»»

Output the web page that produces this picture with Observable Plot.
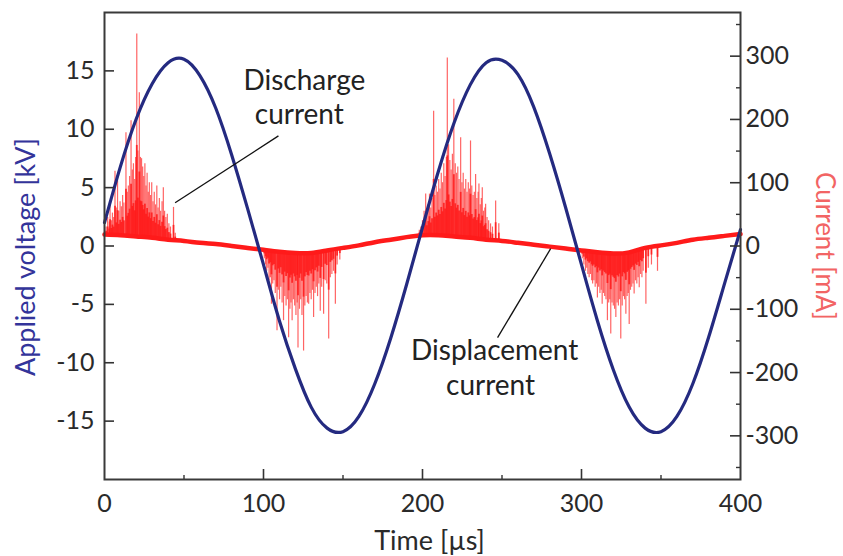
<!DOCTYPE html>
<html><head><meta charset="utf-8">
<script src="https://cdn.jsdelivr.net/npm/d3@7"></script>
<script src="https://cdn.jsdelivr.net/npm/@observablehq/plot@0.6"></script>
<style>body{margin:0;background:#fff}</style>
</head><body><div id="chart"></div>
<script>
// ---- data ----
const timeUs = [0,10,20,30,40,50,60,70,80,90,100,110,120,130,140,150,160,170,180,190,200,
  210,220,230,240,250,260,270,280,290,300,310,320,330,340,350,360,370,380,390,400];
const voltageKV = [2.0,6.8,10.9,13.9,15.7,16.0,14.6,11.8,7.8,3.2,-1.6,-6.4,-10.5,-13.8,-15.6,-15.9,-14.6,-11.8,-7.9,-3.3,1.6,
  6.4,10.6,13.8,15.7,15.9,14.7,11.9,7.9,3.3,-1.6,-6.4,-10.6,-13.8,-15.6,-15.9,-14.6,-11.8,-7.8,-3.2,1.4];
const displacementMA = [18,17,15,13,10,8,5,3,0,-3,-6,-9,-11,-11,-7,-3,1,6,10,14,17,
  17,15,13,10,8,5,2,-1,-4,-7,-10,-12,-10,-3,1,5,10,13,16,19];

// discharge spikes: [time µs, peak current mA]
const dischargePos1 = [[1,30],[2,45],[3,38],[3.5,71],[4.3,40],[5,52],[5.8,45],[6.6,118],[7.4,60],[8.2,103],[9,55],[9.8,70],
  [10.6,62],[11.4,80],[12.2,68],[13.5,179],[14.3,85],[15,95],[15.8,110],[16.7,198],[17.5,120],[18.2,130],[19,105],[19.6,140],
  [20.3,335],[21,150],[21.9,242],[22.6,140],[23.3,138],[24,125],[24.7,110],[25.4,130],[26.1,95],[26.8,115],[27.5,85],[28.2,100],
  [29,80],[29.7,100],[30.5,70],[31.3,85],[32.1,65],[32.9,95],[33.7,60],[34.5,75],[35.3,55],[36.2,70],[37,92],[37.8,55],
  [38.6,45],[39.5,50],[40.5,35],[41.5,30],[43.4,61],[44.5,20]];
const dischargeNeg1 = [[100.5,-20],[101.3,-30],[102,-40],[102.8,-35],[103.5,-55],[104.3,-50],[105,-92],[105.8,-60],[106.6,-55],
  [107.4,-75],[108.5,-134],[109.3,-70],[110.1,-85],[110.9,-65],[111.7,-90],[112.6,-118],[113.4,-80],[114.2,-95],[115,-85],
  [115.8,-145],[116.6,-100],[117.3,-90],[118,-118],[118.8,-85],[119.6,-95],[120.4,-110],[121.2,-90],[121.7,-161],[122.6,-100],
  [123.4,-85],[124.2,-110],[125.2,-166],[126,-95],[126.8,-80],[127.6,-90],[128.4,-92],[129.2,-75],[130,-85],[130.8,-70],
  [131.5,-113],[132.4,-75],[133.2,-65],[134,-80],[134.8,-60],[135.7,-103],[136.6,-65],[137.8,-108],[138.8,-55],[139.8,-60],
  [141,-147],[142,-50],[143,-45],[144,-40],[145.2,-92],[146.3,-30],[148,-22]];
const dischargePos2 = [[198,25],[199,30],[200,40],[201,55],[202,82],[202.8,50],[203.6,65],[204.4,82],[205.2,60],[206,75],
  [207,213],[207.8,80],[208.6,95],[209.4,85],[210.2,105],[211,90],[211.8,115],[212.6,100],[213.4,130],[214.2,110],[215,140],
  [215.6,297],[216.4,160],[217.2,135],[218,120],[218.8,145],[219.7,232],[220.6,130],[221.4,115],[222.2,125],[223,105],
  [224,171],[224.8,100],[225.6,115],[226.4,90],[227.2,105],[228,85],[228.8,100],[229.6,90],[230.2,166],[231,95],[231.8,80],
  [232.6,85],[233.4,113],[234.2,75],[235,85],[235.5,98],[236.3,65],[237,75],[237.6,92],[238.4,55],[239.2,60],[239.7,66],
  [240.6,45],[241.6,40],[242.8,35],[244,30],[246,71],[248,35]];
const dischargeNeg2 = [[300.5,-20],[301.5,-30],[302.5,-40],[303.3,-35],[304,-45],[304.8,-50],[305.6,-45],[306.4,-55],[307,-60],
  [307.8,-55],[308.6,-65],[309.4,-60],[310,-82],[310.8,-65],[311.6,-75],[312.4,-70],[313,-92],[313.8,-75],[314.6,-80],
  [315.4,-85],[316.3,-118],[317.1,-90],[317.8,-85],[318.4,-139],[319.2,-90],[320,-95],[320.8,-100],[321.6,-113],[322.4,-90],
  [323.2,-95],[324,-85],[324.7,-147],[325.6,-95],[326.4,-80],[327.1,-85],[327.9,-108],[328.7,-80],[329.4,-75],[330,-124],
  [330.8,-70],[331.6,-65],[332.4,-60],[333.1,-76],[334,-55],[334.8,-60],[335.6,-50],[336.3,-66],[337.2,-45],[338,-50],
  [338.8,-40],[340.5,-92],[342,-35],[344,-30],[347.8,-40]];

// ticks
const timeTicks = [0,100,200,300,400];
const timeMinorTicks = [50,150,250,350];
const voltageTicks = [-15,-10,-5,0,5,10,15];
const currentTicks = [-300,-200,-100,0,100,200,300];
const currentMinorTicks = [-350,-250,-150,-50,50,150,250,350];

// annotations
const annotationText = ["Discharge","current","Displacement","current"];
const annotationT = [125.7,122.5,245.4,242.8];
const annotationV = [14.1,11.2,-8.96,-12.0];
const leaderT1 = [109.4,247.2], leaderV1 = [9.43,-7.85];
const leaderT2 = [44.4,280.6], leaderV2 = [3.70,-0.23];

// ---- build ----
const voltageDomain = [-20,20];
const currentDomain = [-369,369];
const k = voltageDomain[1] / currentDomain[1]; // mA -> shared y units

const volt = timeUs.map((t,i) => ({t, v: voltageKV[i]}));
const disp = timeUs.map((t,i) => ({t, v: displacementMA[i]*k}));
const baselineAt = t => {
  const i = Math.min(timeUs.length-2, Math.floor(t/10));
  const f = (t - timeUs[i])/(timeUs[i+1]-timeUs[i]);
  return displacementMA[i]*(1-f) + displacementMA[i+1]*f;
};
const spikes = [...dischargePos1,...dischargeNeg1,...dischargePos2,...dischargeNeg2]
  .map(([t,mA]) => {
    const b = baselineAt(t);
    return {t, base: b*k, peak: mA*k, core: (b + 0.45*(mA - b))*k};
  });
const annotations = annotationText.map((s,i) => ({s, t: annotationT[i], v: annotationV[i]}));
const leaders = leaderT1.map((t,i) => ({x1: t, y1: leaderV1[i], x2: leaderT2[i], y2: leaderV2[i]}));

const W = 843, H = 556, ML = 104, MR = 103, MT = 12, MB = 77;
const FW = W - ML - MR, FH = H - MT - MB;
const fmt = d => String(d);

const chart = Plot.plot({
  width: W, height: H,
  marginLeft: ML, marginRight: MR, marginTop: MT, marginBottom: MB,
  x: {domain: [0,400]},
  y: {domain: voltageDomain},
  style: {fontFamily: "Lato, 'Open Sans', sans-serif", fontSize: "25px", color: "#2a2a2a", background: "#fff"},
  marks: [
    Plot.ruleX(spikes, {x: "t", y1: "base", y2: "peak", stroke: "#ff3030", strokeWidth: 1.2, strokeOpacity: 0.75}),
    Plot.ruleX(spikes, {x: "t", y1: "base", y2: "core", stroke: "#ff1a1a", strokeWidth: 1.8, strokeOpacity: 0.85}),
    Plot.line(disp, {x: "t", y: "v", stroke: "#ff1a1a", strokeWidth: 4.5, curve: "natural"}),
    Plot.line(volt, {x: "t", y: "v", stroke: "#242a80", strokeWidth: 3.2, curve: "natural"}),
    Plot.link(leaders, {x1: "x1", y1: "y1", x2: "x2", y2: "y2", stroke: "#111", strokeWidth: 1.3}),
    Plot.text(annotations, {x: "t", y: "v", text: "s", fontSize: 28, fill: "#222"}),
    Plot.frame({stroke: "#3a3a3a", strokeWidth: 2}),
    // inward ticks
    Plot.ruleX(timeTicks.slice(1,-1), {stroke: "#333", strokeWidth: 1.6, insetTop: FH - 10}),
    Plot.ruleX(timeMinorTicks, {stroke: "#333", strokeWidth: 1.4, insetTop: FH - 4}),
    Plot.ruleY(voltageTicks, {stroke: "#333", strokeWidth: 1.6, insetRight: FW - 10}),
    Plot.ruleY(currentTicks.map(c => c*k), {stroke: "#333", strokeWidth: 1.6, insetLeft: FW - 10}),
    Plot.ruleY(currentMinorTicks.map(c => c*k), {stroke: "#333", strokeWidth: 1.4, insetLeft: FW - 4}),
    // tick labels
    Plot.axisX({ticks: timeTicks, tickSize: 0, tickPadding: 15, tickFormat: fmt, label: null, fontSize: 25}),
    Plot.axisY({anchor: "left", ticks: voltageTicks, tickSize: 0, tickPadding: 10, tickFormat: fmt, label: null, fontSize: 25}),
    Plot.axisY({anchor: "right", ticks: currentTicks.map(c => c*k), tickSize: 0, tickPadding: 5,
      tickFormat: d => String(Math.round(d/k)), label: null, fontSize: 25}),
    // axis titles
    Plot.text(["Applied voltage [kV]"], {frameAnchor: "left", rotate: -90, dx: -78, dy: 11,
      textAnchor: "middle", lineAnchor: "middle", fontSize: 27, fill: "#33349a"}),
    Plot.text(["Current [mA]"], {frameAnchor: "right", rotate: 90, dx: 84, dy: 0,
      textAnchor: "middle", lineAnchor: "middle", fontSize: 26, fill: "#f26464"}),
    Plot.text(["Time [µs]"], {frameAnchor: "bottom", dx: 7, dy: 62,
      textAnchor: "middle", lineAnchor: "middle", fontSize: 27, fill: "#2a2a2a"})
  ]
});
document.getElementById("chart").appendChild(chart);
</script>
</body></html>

««

Every line from the top of the material above through the line with "17,15,13,10,8,5,2,-1,-4,-7,-10,-12,-10,-3,1,5,10,13,16,19];" should be duplicated exactly, please; leave out the pictures.

Output the web page that produces this picture with Observable Plot.
<!DOCTYPE html>
<html><head><meta charset="utf-8">
<script src="https://cdn.jsdelivr.net/npm/d3@7"></script>
<script src="https://cdn.jsdelivr.net/npm/@observablehq/plot@0.6"></script>
<style>body{margin:0;background:#fff}</style>
</head><body><div id="chart"></div>
<script>
// ---- data ----
const timeUs = [0,10,20,30,40,50,60,70,80,90,100,110,120,130,140,150,160,170,180,190,200,
  210,220,230,240,250,260,270,280,290,300,310,320,330,340,350,360,370,380,390,400];
const voltageKV = [2.0,6.8,10.9,13.9,15.7,16.0,14.6,11.8,7.8,3.2,-1.6,-6.4,-10.5,-13.8,-15.6,-15.9,-14.6,-11.8,-7.9,-3.3,1.6,
  6.4,10.6,13.8,15.7,15.9,14.7,11.9,7.9,3.3,-1.6,-6.4,-10.6,-13.8,-15.6,-15.9,-14.6,-11.8,-7.8,-3.2,1.4];
const displacementMA = [18,17,15,13,10,8,5,3,0,-3,-6,-9,-11,-11,-7,-3,1,6,10,14,17,
  17,15,13,10,8,5,2,-1,-4,-7,-10,-12,-10,-3,1,5,10,13,16,19];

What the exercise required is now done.